The madness that is known as the 'rising cost of public education' continues to spiral out of control especially in the nation's metropolises. Current examples of the excess:
In New York, per-pupil spending is projected to rise to over $18,000.
In Texas, legislators voted for a teacher pay raise over a cut in property taxes.
In the Los Angeles Unified School District, the costs of a building program have grown from 1.6 billion to 2.4 billion.
As the New York Post editorializes, "But lawmakers, as always, steadfastly rejected proposals to cap local taxes and/or spending - and laughed off the idea of real incentives to slow budget growth."
At this juncture, the only hope for the fed-up citizen is the fed-up citizen. An organized group of voters in Amherst, Mass., a town whose main employer is the education-prevention camps,* managed to defeat a pro-school override earlier this month.

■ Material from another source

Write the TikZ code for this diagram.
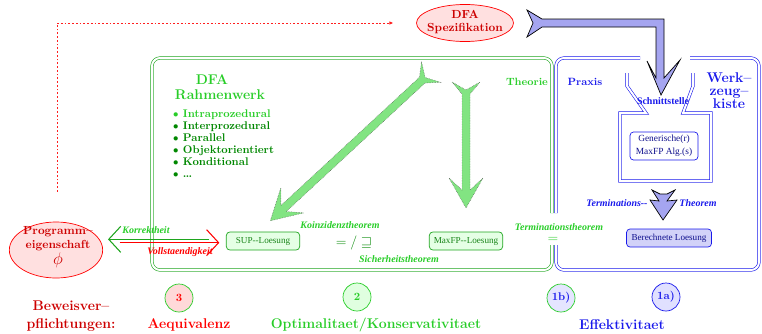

A sampling of the anti-override sentiments:
The overburdened taxpayers are happy," said Stanley C. Gawle, one of the organizers for Amherst Taxpayers for Responsible Change. He said government will have to get rid of the nonessentials which he said are leisure services and bureaucrats.
Linda B. Stark, who also opposed the override, said it was a choice between keeping her house or the override. She said she wouldn't have been able to keep her house if the override had passed.
Ann D. Poli also voted against the override. "I feel the schools have got to begin utilizing the money they have," she said. And she worried about the effect of the additional taxes on those in town who live on fixed incomes.
Notice no one is arguing against education or children or learning. But these counterpunchers are saying what financially-responsible adults need to say when public officials continue to squander limited resources on never-shrinking entitlement programs that divide communities into the haves, the haves-not, and the haves-to-haves.